Dans un domaine voisin, les juges français se sont plusieurs fois prononcés sur le traitement fiscal des gains réalisés par les joueurs de poker non-professionnels. Le Conseil d’Etat a notamment considéré que de tels gains pouvaient être regardés comme des BNC alors même que le contribuable exerçait cette activité à titre non-professionnel. Ces gains ont pu être qualifiés de BNC dans la mesure où le contribuable (i) s’adonnait habituellement à cette activité, (ii) était en mesure de maîtriser de façon significative l’aléa inhérent à ce jeu, (iii) par ses qualités et le savoir-faire qu’il avait développé et (iv) que l’activité lui procurait des revenus significatifs.

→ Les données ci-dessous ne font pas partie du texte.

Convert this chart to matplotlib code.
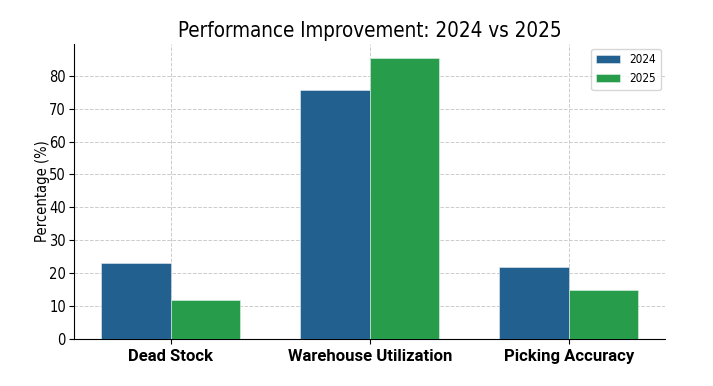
import matplotlib
matplotlib.use("Agg")
import matplotlib.pyplot as plt
import numpy as np

categories = ["Dead Stock", "Warehouse Utilization", "Picking Accuracy"]
values_2024 = [23.2, 75.6, 21.9]
values_2025 = [11.7, 85.4, 14.8]
series_labels = ["2024", "2025"]

plt.rcParams["font.family"] = ["DejaVu Sans"]
plt.rcParams["font.stretch"] = "condensed"

fig = plt.figure(figsize=(7.13, 3.86), dpi=100)
ax = fig.add_axes([0.104, 0.122, 0.829, 0.764])

x = np.arange(len(categories))
w = 0.35
ax.bar(x - w/2, values_2024, w, label=series_labels[0], color="#22618f",
       edgecolor="#e8eef3", linewidth=0.4, zorder=3)
ax.bar(x + w/2, values_2025, w, label=series_labels[1], color="#279c4b",
       edgecolor="#e6f2ea", linewidth=0.4, zorder=3)

ax.set_title("Performance Improvement: 2024 vs 2025", fontsize=14.8, pad=5)
ax.set_ylabel("Percentage (%)", fontsize=10.5, labelpad=-1)
ax.set_xticks(x)
ax.set_xticklabels(categories, fontsize=12, fontweight="bold", family="Roboto",
                   fontstretch="normal")
ax.tick_params(axis="y", labelsize=10.5, pad=2.5)
ax.grid(True, linestyle="--", color="#cccccc", linewidth=0.7, zorder=0)
ax.spines["top"].set_visible(False)
ax.spines["right"].set_visible(False)
ax.legend(loc="upper right", fontsize=8.5, borderaxespad=0.4)

fig.savefig("out.png", dpi=100)
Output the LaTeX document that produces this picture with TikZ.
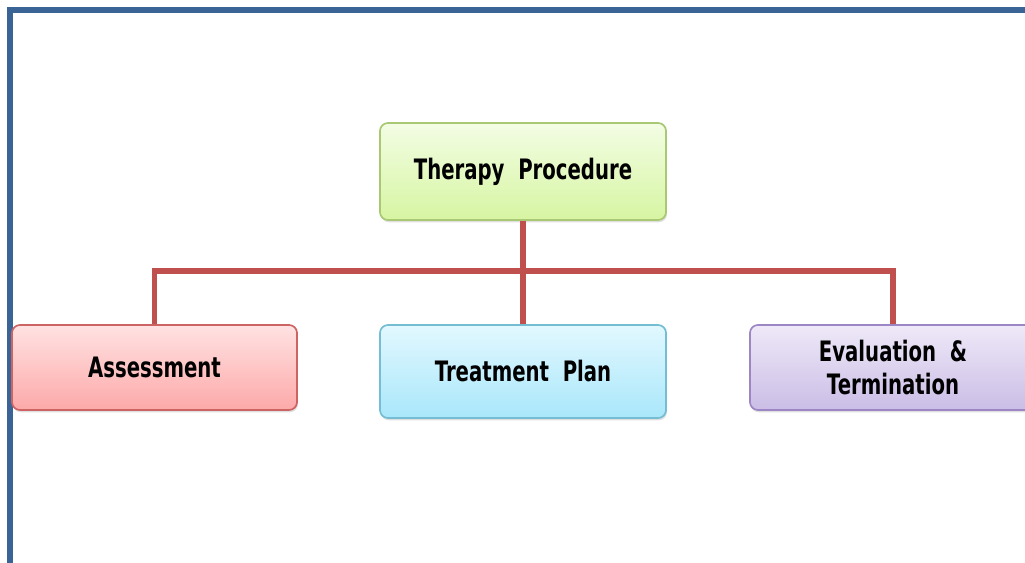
\documentclass[tikz,border=0pt]{standalone}
\usepackage{fontspec}
\newfontfamily\boxfont[FakeStretch=0.7]{DejaVu Sans}
\usetikzlibrary{positioning,shadows}

\definecolor{framec}{HTML}{3A6496}
\definecolor{linkc}{HTML}{C0504D}
\definecolor{rootline}{HTML}{A9C873}
\definecolor{roottop}{HTML}{F3FDE4}
\definecolor{rootbot}{HTML}{D6F5A2}
\definecolor{assline}{HTML}{CD6464}
\definecolor{asstop}{HTML}{FFE2E2}
\definecolor{assbot}{HTML}{FDA9A9}
\definecolor{planline}{HTML}{74BDD3}
\definecolor{plantop}{HTML}{E2F8FF}
\definecolor{planbot}{HTML}{A9E7FA}
\definecolor{evalline}{HTML}{9C86C4}
\definecolor{evaltop}{HTML}{EEE9F8}
\definecolor{evalbot}{HTML}{CBBDE6}

\begin{document}
\begin{tikzpicture}[x=0.025cm,y=-0.025cm,
	    box/.style= {
	        draw, line width=1.2pt, rounded corners=0.2cm,
	        minimum width=7.15cm, align=center,
	        font=\boxfont\bfseries\fontsize{20}{23}\selectfont,
	        drop shadow={opacity=0.25,shadow xshift=0.6pt,shadow yshift=-1.6pt}},
	    link/.style={linkc, line width=3.6pt}]

		\useasboundingbox (0,0) rectangle (1025,563);

		% Frame
		\draw[framec, line width=4.5pt] (10,563) -- (10,10) -- (1025,10);

		% Blocks
		\node [box, draw=rootline, top color=roottop, bottom color=rootbot,
		       minimum height=2.425cm] (root) at (523,171.5) {Therapy\ \ Procedure};
		\node [box, draw=assline, top color=asstop, bottom color=assbot,
		       minimum height=2.125cm, minimum width=7.125cm] (assess) at (154.5,367.5) {Assessment};
		\node [box, draw=planline, top color=plantop, bottom color=planbot,
		       minimum height=2.325cm] (plan) at (523,371.5) {Treatment\ \ Plan};
		\node [box, draw=evalline, top color=evaltop, bottom color=evalbot,
		       minimum height=2.125cm] (eval) at (893,367.5) {Evaluation\ \ \&\\Termination};

		% Connectors
		\coordinate (bus) at (523,271);
		\draw[link] (root.south) -- (plan.north);
		\draw[link] (assess.north) |- (bus) -| (eval.north);

	\end{tikzpicture}
\end{document}
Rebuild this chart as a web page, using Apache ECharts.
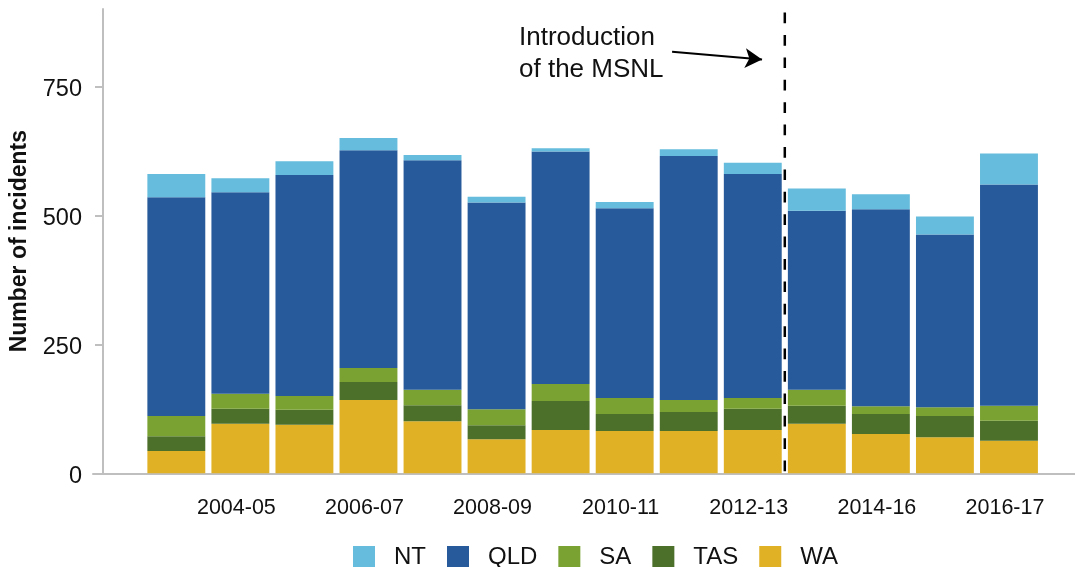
<!DOCTYPE html>
<html>
<head>
<meta charset="utf-8">
<script src="https://cdn.jsdelivr.net/npm/echarts@6/dist/echarts.min.js"></script>
<style>html,body{margin:0;padding:0;background:#fff;}#c{width:1075px;height:567px;}</style>
</head>
<body>
<div id="c"></div>
<script>
const categories = ['2003-04','2004-05','2005-06','2006-07','2007-08','2008-09','2009-10','2010-11','2011-12','2012-13','2013-14','2014-16','2015-16','2016-17'];
const WA  = [43, 96, 94, 142, 101, 66, 84, 82, 82, 84, 96, 76, 70, 63];
const TAS = [29, 29, 29, 35, 31, 27, 56, 33, 37, 41, 35, 39, 41, 39];
const SA  = [39, 29, 27, 27, 30, 31, 33, 31, 23, 21, 31, 15, 17, 29];
const QLD = [424, 391, 428, 422, 445, 401, 451, 368, 473, 434, 347, 382, 335, 429];
const NT  = [45, 27, 27, 24, 10, 11, 6, 12, 13, 22, 43, 29, 35, 60];
const yTicks = [0, 250, 500, 750];
const msnlPosition = 9.5;      // boundary between 2012-13 and 2013-14
const msnlLineTop = 893;
const arrowFrom = [7.74, 817];
const arrowTo = [9.145, 802];
const annotation = 'Introduction\nof the MSNL';

const FONT = '"Liberation Sans", Arial, Helvetica, sans-serif';
const colors = {NT:'#65bcdc', QLD:'#275a9a', SA:'#7aa232', TAS:'#4c6f29', WA:'#e0b124'};

const chart = echarts.init(document.getElementById('c'), null, {renderer:'canvas'});

function barSeries(name, data) {
  return {
    name, type:'bar', stack:'total', data,
    xAxisIndex:0, yAxisIndex:0,
    barCategoryGap:'9.6%',
    itemStyle:{color:colors[name]},
    emphasis:{disabled:true}
  };
}

const option = {
  animation:false,
  textStyle:{fontFamily:FONT},
  grid:[
    {left:143, right:34, top:9, bottom:93.7},
    {left:93, right:0, top:9, bottom:93.7}
  ],
  legend:{
    data:['NT','QLD','SA','TAS','WA'],
    left:353, top:545, padding:0,
    itemWidth:22, itemHeight:22, itemGap:21,
    icon:'rect',
    textStyle:{fontSize:24, color:'#111', fontFamily:FONT, padding:[0,0,0,14]},
    selectedMode:false
  },
  xAxis:[
    {
      type:'category', data:categories, gridIndex:0,
      axisLine:{show:false}, axisTick:{show:false},
      axisLabel:{
        interval:(i)=> i % 2 === 1, margin:24,
        formatter:(v)=> '{c|' + v + '}',
        rich:{c:{fontSize:21.5, color:'#111', fontFamily:FONT, padding:[0,8,0,0]}}
      }
    },
    {
      type:'value', gridIndex:0, min:-0.5, max:13.5, show:false
    },
    {
      type:'value', gridIndex:1, min:0, max:1,
      axisLine:{show:true, onZero:false, lineStyle:{color:'#bfbfbf', width:2}},
      axisTick:{show:false}, axisLabel:{show:false}, splitLine:{show:false}
    }
  ],
  yAxis:[
    {
      type:'value', gridIndex:0, min:0, max:900, interval:250, offset:41.3,
      name:'Number of incidents', nameLocation:'middle', nameGap:72,
      nameTextStyle:{fontSize:23, fontWeight:'bold', color:'#111', fontFamily:FONT},
      axisLine:{show:true, onZero:false, lineStyle:{color:'#bfbfbf', width:2}},
      axisTick:{show:true, length:8, customValues:yTicks, lineStyle:{color:'#bfbfbf', width:2}},
      axisLabel:{
        customValues:yTicks, margin:21,
        formatter:(v)=> '{v|' + v + '}',
        rich:{v:{fontSize:23.5, color:'#111', fontFamily:FONT, padding:[6,0,0,0]}}
      },
      splitLine:{show:false}
    },
    {type:'value', gridIndex:1, min:0, max:1, show:false}
  ],
  series:[
    barSeries('WA', WA),
    barSeries('TAS', TAS),
    barSeries('SA', SA),
    barSeries('QLD', QLD),
    barSeries('NT', NT),
    {
      name:'msnl', type:'line', xAxisIndex:1, yAxisIndex:0,
      data:[[msnlPosition, msnlLineTop],[msnlPosition, 0]],
      symbol:'none', silent:true, z:5,
      lineStyle:{color:'#000', width:2.5, type:[10.7, 11.7]},
      markLine:{
        silent:true, symbol:['none','arrow'], symbolSize:[15,17],
        lineStyle:{color:'#000', width:2, type:'solid'},
        label:{show:false},
        data:[[{coord:arrowFrom},{coord:arrowTo}]]
      }
    }
  ],
  graphic:[
    {type:'text', left:519, top:22, style:{text:annotation, font:'26px '+FONT, lineHeight:31.6, fill:'#111'}}
  ]
};
chart.setOption(option);
</script>
</body>
</html>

Bien que ces critères semblent aujourd’hui difficiles à contrôler pour l’administration, les avancées au niveau international et européen, notamment au regard de la transparence, devraient faciliter son action dans un futur proche.

Des obligations déclaratives qui s’intensifient

Les cryptoactifs restent toujours dans le viseur du G20 qui a mandaté l’OCDE pour améliorer les processus d’échanges d’informations entre les administrations des différents pays. Fin 2022, l’OCDE a publié un nouveau Cadre déclaratif applicable aux cryptoactifs (« CARF »), visant à faciliter les échanges d’informations entre les administrations fiscales. Il garantira la transparence des transactions employant des cryptoactifs, grâce à un échange automatique d’informations avec les juridictions de résidence des contribuables sur une base annuelle. Des règles modèles devraient être transposées par les différents Etats dont la France.

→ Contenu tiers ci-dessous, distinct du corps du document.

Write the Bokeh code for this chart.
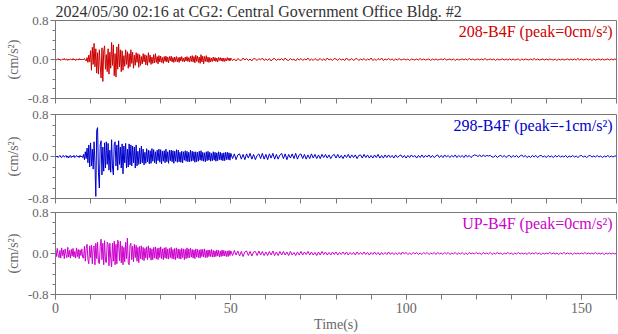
import numpy as np
from bokeh.plotting import figure
from bokeh.layouts import column
from bokeh.models import Range1d, FixedTicker, Label
from bokeh.embed import file_html
from bokeh.resources import INLINE

# ---------------- data (values in 0.01 cm/s^2) ----------------
TITLE = "2024/05/30 02:16 at CG2: Central Government Office Bldg. #2"
channels = ["208-B4F", "298-B4F", "UP-B4F"]
peaks = ["0", "-1", "0"]
colors = ["#cc0000", "#0000cc", "#cc00cc"]
x_ticks = [0, 50, 100, 150]
y_ticks = [-0.8, 0.0, 0.8]

# sample times: 0.25 s to 8 s, 0.25 s from 8 to 50 s, 0.5 s from 50 to 160 s
t_a = np.arange(0, 8, 0.25)
t_b = np.arange(8, 50, 0.25)
t_c = np.arange(50, 160.01, 0.5)

ch208_a = [1, -1, 0, 2, -1, 1, -2, 0, 1, -1, 2, -1, 0, 1, -2, 1,
           -1, 1, 0, -1, 2, -1, 1, -2, 1, 0, -1, 2, -1, 1, -1, 1]
ch208_b = [-1, 2, -1, -3, 4, -6, 9, -5, 18, -22, 25, -10, 33, -15, 22, -28,
           14, -30, 20, -12, -38, 24, -45, 18, 28, -20, 10, -25, 22, -30, 15, -18,
           35, -12, 30, -33, 12, -36, 26, -20, 32, -15, 20, -25, 18, -22, 8, -14,
           20, -10, 16, -18, 12, -15, 20, -8, 15, -18, 9, -12, 14, -6, 12, -16,
           10, -12, 6, -9, 12, -5, 10, -11, 8, -12, 14, -6, 9, -10, 5, -8,
           10, -7, 12, -6, 6, -9, 8, -5, 7, -6, 4, -8, 6, -4, 7, -5,
           5, -7, 6, -3, 7, -5, 4, -6, 5, -4, 6, -5, 4, -6, 5, -3,
           6, -4, 3, -5, 5, -3, 6, -4, 4, -5, 7, -4, 8, -5, 6, -7,
           9, -4, 7, -6, 5, -8, 10, -5, 7, -9, 6, -4, 8, -5, 5, -6,
           4, -5, 3, -4, 5, -3, 4, -4, 3, -5, 4, -2, 4, -3, 3, -4,
           3, -4, 2, -3, 4, -2, 3, -3]
ch208_c = [3, -2, 1, -3, 2, -1, -2, 3, -1, 2, -2, 1, -3, 2, 1, -2, 2, -1, 3, -2,
           1, -2, 2, -3, 1, 2, -2, 1, -1, 2, -2, 3, -1, -2, 2, -1, 1, -3, 2, -1,
           2, -2, 1, -1, 3, -2, 1, -2, 2, -1, -1, 2, -2, 1, -2, 3, -1, 1, -2, 2,
           1, -2, 2, -1, 1, -2, 3, -1, -1, 2, -2, 1, 2, -2, 1, -1, 2, -2, 1, -1,
           3, -2, 1, -2, 2, -1, 3, -2, 1, -1, 2, -1, 1, -2, 1, -1, 2, -1, 0, 1,
           -1, 1, -2, 1, 0, -1, 1, -1, 2, -1, 1, -1, 0, 1, -2, 1, -1, 1, -1, 0,
           1, -1, 2, -1, 0, 1, -1, 1, -2, 1, -1, 0, 1, -1, 1, -1, 2, -1, 1, -1,
           0, 1, -1, 1, -1, 2, -1, 0, 1, -1, 1, -2, 1, -1, 0, 1, -1, 1, -1, 1,
           -1, 1, -1, 0, 1, -2, 1, -1, 1, 0, -1, 1, -1, 2, -1, 1, -1, 0, 1, -1,
           1, -1, 1, 0, -1, 1, -2, 1, -1, 1, -1, 0, 1, -1, 1, -1, 1, -1, 2, -1,
           1, -1, 0, 1, -1, 1, -2, 1, -1, 0, 1, -1, 1, -1, 0, 1, -1, 1, -1, 1,
           0]

ch298_a = [2, -1, 1, -2, 0, 2, -1, -2, 1, 2, -1, 0, 2, -2, 1, -3,
           1, 2, -2, 1, -1, 2, -2, 0, 2, -1, 1, -2, 2, -1, 1, -2]
ch298_b = [4, -6, 9, -4, 16, -12, 22, -20, 26, -18, 14, -24, 28, -12, -76, 50,
           55, -30, -60, 22, 30, -35, 18, -28, 26, -22, 28, -15, 25, -26, 12, -30,
           32, -20, -35, 24, 28, -18, 22, -26, 30, -15, 18, -22, 24, -33, 20, -12,
           25, -22, 14, -20, 24, -16, 22, -18, 20, -12, 18, -22, 22, -18, 10, -15,
           16, -14, 20, -12, 14, -16, 8, -13, 15, -10, 12, -14, 11, -13, 15, -9,
           13, -12, 9, -14, 12, -8, 14, -11, 13, -14, 10, -9, 11, -12, 14, -10,
           9, -13, 12, -8, 12, -10, 11, -13, 10, -9, 13, -11, 12, -10, 8, -11,
           10, -12, 9, -7, 11, -9, 10, -10, 8, -10, 12, -9, 10, -8, 9, -11,
           9, -10, 8, -9, 10, -7, 11, -8, 8, -9, 7, -10, 9, -8, 10, -7,
           8, -9, 6, -8, 9, -7, 8, -9, 7, -8, 9, -6, 8, -7, 6, -8,
           7, -8, 8, -6, 8, -6, 7, -7]
ch298_c = [6, -4, 5, -6, 3, 5, -5, 4, -6, 5, -3, 6, -5, 4, -6, 2, 5, -4, 6, -5,
           4, -6, 5, -3, 6, -5, 4, -5, 3, 6, -4, 5, -6, 4, -3, 5, -4, 6, -5, 3,
           5, -4, 4, -5, 3, -4, 5, -3, 4, -4, 3, -4, 4, -2, 4, -3, 3, -4, 2, 4,
           -3, 4, -3, 2, -4, 3, -2, 4, -3, 3, -2, 3, -4, 2, 3, -3, 4, -2, 3, -3,
           2, -3, 3, -2, 4, -3, 2, -3, 3, -2, 3, -2, 2, -3, 3, -2, 1, 3, -2, 2,
           -3, 2, -2, 3, -1, 2, -3, 2, -2, 3, -2, 2, -1, 3, -2, 2, -2, 1, 3, -2,
           2, -2, 3, -1, 2, -2, 2, -1, 3, -2, 2, -1, 2, -2, 3, -1, 2, -2, 1, 3,
           2, 0, 3, -1, 3, 0, 2, 1, 2, -1, -1, 2, -2, 1, 2, -1, 2, -2, 1, 2,
           -2, 2, -1, 2, -2, 1, 3, -1, 2, -2, 1, -2, 2, -1, 2, -2, 1, 2, -1, 1,
           -2, 2, -1, 1, -2, 2, -1, 2, -1, 1, -1, 2, -2, 1, -1, 2, -1, 1, -2, 1,
           2, -1, 1, -2, 1, 2, -1, 1, -1, 2, -1, 1, -2, 1, -1, 2, -1, 1, -1, 1,
           1]

chup_a = [8, -6, 10, -3, -8, 6, -9, 11, -4, 7, -10, 9, -2, -8, 12, -7,
          6, -9, 8, -5, 10, -7, 4, -9, 11, -6, 8, -10, 7, -4, 9, -8]
chup_b = [-9, 14, -15, 10, 18, -12, -20, 15, -8, 16, -20, 12, 15, -22, 20, -10,
          22, -18, -20, 14, 28, -12, 20, -22, 25, -15, -18, 22, 18, -24, 20, -10,
          -26, 20, -15, 24, -22, 18, -20, 26, 20, -14, 24, -18, 15, -22, 12, -16,
          22, -10, 30, -18, -22, 16, 20, -12, 14, -16, 18, -8, 16, -15, 12, -18,
          14, -10, 15, -12, 12, -14, 10, -9, 13, -12, 15, -8, 11, -13, 9, -12,
          12, -9, 13, -11, 10, -12, 11, -8, 13, -10, 9, -12, 11, -9, 12, -10,
          9, -11, 10, -8, 12, -10, 8, -11, 10, -12, 11, -9, 9, -10, 8, -11,
          10, -8, 9, -12, 8, -10, 11, -9, 9, -8, 10, -7, 8, -9, 7, -10,
          9, -7, 8, -8, 7, -9, 8, -6, 8, -7, 9, -8, 6, -8, 7, -6,
          7, -6, 8, -7, 6, -7, 5, -6, 7, -5, 6, -7, 5, -6, 7, -5,
          6, -5, 5, -6, 5, -6, 6, -4]
chup_c = [5, -4, 6, -3, 5, -5, 4, -6, 3, 5, -4, 4, -5, 3, 4, -4, 5, -3, 4, -4,
          3, -4, 4, -3, 5, -4, 3, -4, 4, -3, 4, -3, 3, -4, 4, -3, 2, -4, 3, -3,
          4, -3, 3, -2, 4, -3, 3, -3, 2, -4, 3, -3, 4, -2, 3, -3, 2, -3, 3, -2,
          3, -3, 2, -2, 3, -2, 3, -3, 2, -2, 2, -3, 3, -2, 2, -2, 3, -2, 2, -3,
          2, -2, 3, -2, 2, -3, 2, -2, 2, -2, 3, -2, 2, -2, 1, -2, 2, -2, 3, -1,
          2, -2, 1, -2, 2, -1, 2, -2, 1, -2, 2, -1, 2, -2, 1, -1, 2, -2, 2, -1,
          1, -2, 2, -1, 2, -2, 1, -1, 2, -2, 1, -1, 2, -2, 1, -2, 2, -1, 1, -1,
          2, -1, 1, -2, 2, -1, 1, -1, 2, -2, 1, -1, 2, -1, 1, -2, 1, -1, 2, -1,
          1, -2, 1, -1, 2, -1, 1, -1, 1, -2, 2, -1, 1, -1, 2, -1, 1, -2, 1, -1,
          1, -1, 2, -1, 1, -1, 1, -2, 1, -1, 2, -1, 1, -1, 1, -2, 1, -1, 1, -1,
          1, -1, 2, -1, 1, -1, 1, -1, 2, -1, 1, -1, 1, -2, 1, -1, 1, -1, 1, -1,
          1]

series = [(ch208_a, ch208_b, ch208_c),
          (ch298_a, ch298_b, ch298_c),
          (chup_a, chup_b, chup_c)]

FONT = "Liberation Serif"
AX = "#777777"
TXT = "#666666"

t_all = np.concatenate([t_a, t_b, t_c])
x_range = Range1d(0, 160)

heights = [106, 99, 129]
tops = [0, 8, 7]
bottoms = [8, 7, 38]

figs = []
for i in range(3):
    kw = {}
    if i == 0:
        kw["title"] = TITLE
    p = figure(width=618, height=heights[i], output_backend="svg", toolbar_location=None,
               x_range=x_range, y_range=Range1d(-0.8, 0.8),
               min_border_left=55, min_border_right=2,
               min_border_top=tops[i], min_border_bottom=bottoms[i], **kw)
    if i == 0:
        p.title.align = "left"
        p.title.offset = 0
        p.title.standoff = 1
        p.title.text_font = FONT
        p.title.text_font_size = "16px"
        p.title.text_font_style = "normal"
        p.title.text_color = "#333333"
    p.outline_line_color = AX
    p.outline_line_width = 1
    p.xgrid.visible = False
    p.ygrid.visible = False
    p.background_fill_color = "white"
    p.border_fill_color = "white"

    a, b, c = series[i]
    assert len(a) == len(t_a) and len(b) == len(t_b) and len(c) == len(t_c), (i, len(a), len(b), len(c))
    vals = np.array(a + b + c, dtype=float) * 0.01
    p.line(t_all, vals, line_color=colors[i], line_width=1)

    xa = p.xaxis[0]
    xa.axis_line_color = AX
    xa.major_tick_line_color = AX
    xa.minor_tick_line_color = AX
    xa.major_tick_out = 5
    xa.major_tick_in = 0
    xa.minor_tick_out = 5
    xa.minor_tick_in = 0
    if i < 2:
        xa.ticker = FixedTicker(ticks=[], minor_ticks=list(range(0, 161, 10)))
        xa.major_label_standoff = 0
    else:
        xa.ticker = FixedTicker(ticks=x_ticks, minor_ticks=list(range(0, 161, 10)))
        xa.major_label_text_font = FONT
        xa.major_label_text_color = TXT
        xa.major_label_text_font_size = "14px"
        xa.major_label_standoff = 3
        xa.axis_label = "Time(s)"
        xa.axis_label_text_font = FONT
        xa.axis_label_text_font_style = "normal"
        xa.axis_label_text_color = TXT
        xa.axis_label_text_font_size = "14px"
        xa.axis_label_standoff = 1

    ya = p.yaxis[0]
    ya.ticker = FixedTicker(ticks=y_ticks,
                            minor_ticks=[-0.8, -0.6, -0.4, -0.2, 0.0, 0.2, 0.4, 0.6, 0.8])
    ya.major_label_overrides = {-0.8: "-0.8", 0.0: "0.0", 0.8: "0.8"}
    ya.axis_line_color = AX
    ya.major_tick_line_color = AX
    ya.minor_tick_line_color = AX
    ya.major_tick_out = 5
    ya.major_tick_in = 0
    ya.minor_tick_out = 3
    ya.minor_tick_in = 0
    ya.major_label_text_font = FONT
    ya.major_label_text_color = TXT
    ya.major_label_text_font_size = "13px"
    ya.major_label_standoff = 2
    ya.axis_label = "(cm/s²)"
    ya.axis_label_text_font = FONT
    ya.axis_label_text_font_style = "normal"
    ya.axis_label_text_color = TXT
    ya.axis_label_text_font_size = "14px"
    ya.axis_label_standoff = 4

    p.add_layout(Label(x=160, y=0.8, x_offset=-4, y_offset=-2,
                       text=f"{channels[i]} (peak={peaks[i]}cm/s²)",
                       text_align="right", text_baseline="top",
                       text_font=FONT, text_font_size="16px", text_color=colors[i]))
    figs.append(p)

layout = column(*figs, spacing=0)
open("out.html", "w").write(file_html(layout, INLINE))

Au niveau européen, l’Union Européenne a, quant à elle, publié en juin 2023 le règlement Markets in Crypto-Asset (« MiCA »), visant à définir un cadre réglementaire harmonisé pour le marché des cryptoactifs dans le marché européen. Ce règlement, applicable à compter de 2024, est destiné à protéger les investisseurs en responsabilisant les plateformes face à la perte des cryptoactifs. 

Un cadre déclaratif, obligeant les prestataires de services de cryptoactifs à déclarer les transactions effectuées par les clients résidents de l’Union Européenne a également été introduit dans le projet de directive DAC8. En application de ces règles, les fournisseurs de services de cryptoactifs seraient tenus à une obligation annuelle sur les transactions ainsi qu’à la transmission de certaines informations aux autorités compétentes des autres Etats membres.

Conscientes des difficultés posées par ces nouveaux actifs, les institutions étatiques et internationales s’activent pour harmoniser les règles applicables, et favoriser la transparence et l’échange d’informations en la matière. Nul doute que le flou entourant les cryptoactifs sera progressivement levé dans les années à venir.